Anglican Diocese of Armidale

The Anglican Diocese of Armidale exists to glorify God by introducing people to Jesus and helping them home to heaven.

 

In Focus

Stripped down to a prayer

Monday, April 06, 2020

We put our trust in the land and the drought decimated. What the farming world experienced over four years others experienced in the fast forward moments of the fires that stripped people of their properties. Then came COVID-19, the disease that crashed the markets and our love of money. Then it locked us up, exiled us to our homes like creatures forced to hide under rocks for fear of this unseen enemy. With our freedoms lost, health challenged and death confronting us, something as simple as a virus could be seen as potentially ruining us.

 

The past 12 months have been a full on assault on the idols of our day. What is an idol? Well it is something that takes the place of God, anything we worship instead of God. John Calvin described the human heart as “a perpetual factory of idols.” It was Origen, the great African theologian of the third century, who said, “What each one honours before all else, what before all things he admires and loves, this for him is God.”

 

So your god could be food, sex, popularity, success, your leisure, money, intellect, work, family and more. The problem with our idols is that they will inevitably show themselves to be impotent in a crisis. Our idols show no grace or mercy, they offer no wisdom or understanding and they leave us alone in the world to manage our insecurities and fears.

 

I ask myself what good is an idol that wobbles and can fall and requires its worshipper to have to pick it up and put it back in place. What are we doing ignoring the true God who introduces himself in the person of Jesus Christ when something as simple as a virus is crashing all the things we wrongly worship.

 

No wonder God marvels at our unbelief and our slowness to return to him.

 

Of course, the humanist, whose idol is our human pride, will optimistically consider themselves as able to find an answer. My guess is that if God allows us to find a cure, rather than restoring our worship of Him, we will worship in self-congratulatory speech how we pulled together to stop the spread of the virus. In discovering the vaccine we will reposition the wobbling idol of self until the next time we wobble and fall.
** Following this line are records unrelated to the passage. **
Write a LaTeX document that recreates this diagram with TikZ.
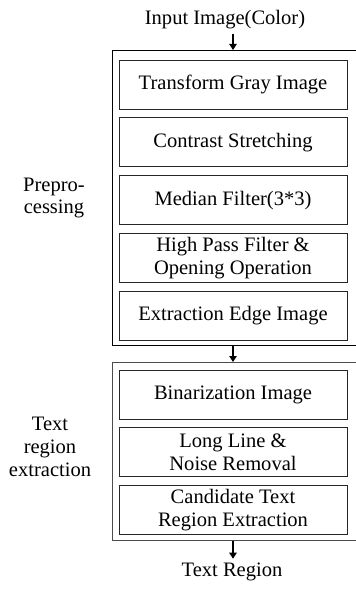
\documentclass[tikz,border=0pt]{standalone}
\usepackage{fontspec}
\setmainfont{Liberation Serif}
\usetikzlibrary{positioning,arrows.meta}

\begin{document}
\begin{tikzpicture}[
  x=0.75pt, y=-0.75pt,
  node distance=6pt,
  every node/.style={font=\fontsize{15.4pt}{17pt}\selectfont},
  stage/.style={draw=black!85, line width=0.6pt, align=center, inner sep=0pt,
                minimum width=171pt, minimum height=36.75pt},
  group/.style={draw=#1, line width=0.8pt, inner sep=0pt, anchor=north west,
                minimum width=190pt},
  group/.default=black,
  side/.style={align=center, inner sep=0pt},
  io/.style={inner sep=3pt},
  flow/.style={-{Triangle[length=4.5pt,width=5.5pt]}, line width=1.1pt},
]
\useasboundingbox (0,0) rectangle (355,591);

% ---- Entrada
\node[io] (input) at (225,20) {Input Image(Color)};

% ---- Bloco 1: pre-processamento
\node[group, minimum height=221.25pt] (pre) at (112,50) {};
\node[stage] (gray) at (233,84.5) {Transform Gray Image};
\node[stage, below=of gray] (contrast) {Contrast Stretching};
\node[stage, below=of contrast] (median) {Median Filter(3*3)};
\node[stage, below=of median] (hpf) {High Pass Filter \&\\ Opening Operation};
\node[stage, below=of hpf] (edge) {Extraction Edge Image};
\node[side] (prelab) at (54,198) {Prepro-\\cessing};

% ---- Bloco 2: extracao da regiao de texto
\node[group=black!70, minimum height=133.5pt] (txt) at (112,362) {};
\node[stage] (binar) at (233,394.5) {Binarization Image};
\node[stage, below=of binar] (noise) {Long Line \&\\ Noise Removal};
\node[stage, below=of noise] (cand) {Candidate Text\\ Region Extraction};
\node[side] (txtlab) at (50,447) {Text\\ region\\ extraction};

% ---- Saida
\node[io] (output) at (232,572) {Text Region};

% ---- Setas
\draw[flow] (gray |- input.south) -- (gray |- pre.north);
\draw[flow] (edge |- pre.south) -- (edge |- txt.north);
\draw[flow] (cand |- txt.south) -- (cand |- output.north);
\end{tikzpicture}
\end{document}
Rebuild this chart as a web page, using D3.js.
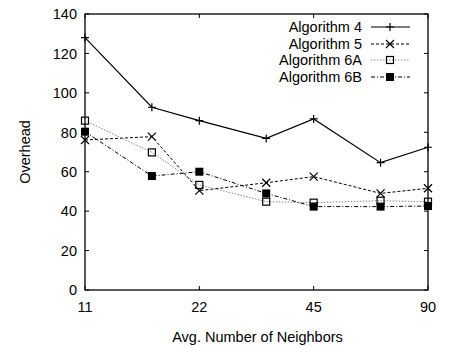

In the meantime death will continue to claim its victims and unforgiven, the victims will meet the God they failed to worship and they will discover that the worship of self proves impotent as well.

 

In an age of uncertainty and fear there is only one place to find rest and that is in the God and Father of the Lord, Jesus Christ. Our idolatry has taken us away from Him, but unlike our idols, Jesus Christ will always draw near with the offer of grace and mercy, the forgiveness of sins and a promise of hope for this life and the next. Churches may be closed this Easter but the benefits of Christ’s crucifixion and resurrection will never be closed to those who would turn from their idols to the living God.

 

Jesus Christ is our invitation back into true worship and the blessings that only God can offer. Understand this and you have the making of a prayer for ourselves and others like that shared by Cameron Wiggins Bellm (Woodhaven Baptist Church) which I hope you will find the faith to pray.

 

A Prayer for a Pandemic: May we who are merely inconvenienced remember those whose lives are at stake. May we who have no risk factors remember those most vulnerable. May we who have the luxury of working from home remember those who must choose between preserving their health or making their rent. May we who have the flexibility to care for our children when their schools close remember those children who will go hungry with no school meals. May we who have to cancel our trips remember those with no place to go. May we who are losing our margin money in the tumult of the economic market remember those who have no margin at all. May we who settle in for quarantine at home remember those who have no home. As fear grips our country let us choose love. During this time when we cannot physically wrap our arms around each other let us yet find ways to be the loving embrace of God to our neighbour. Through Jesus Christ our Saviour, whose arms of love embrace us all. Amen.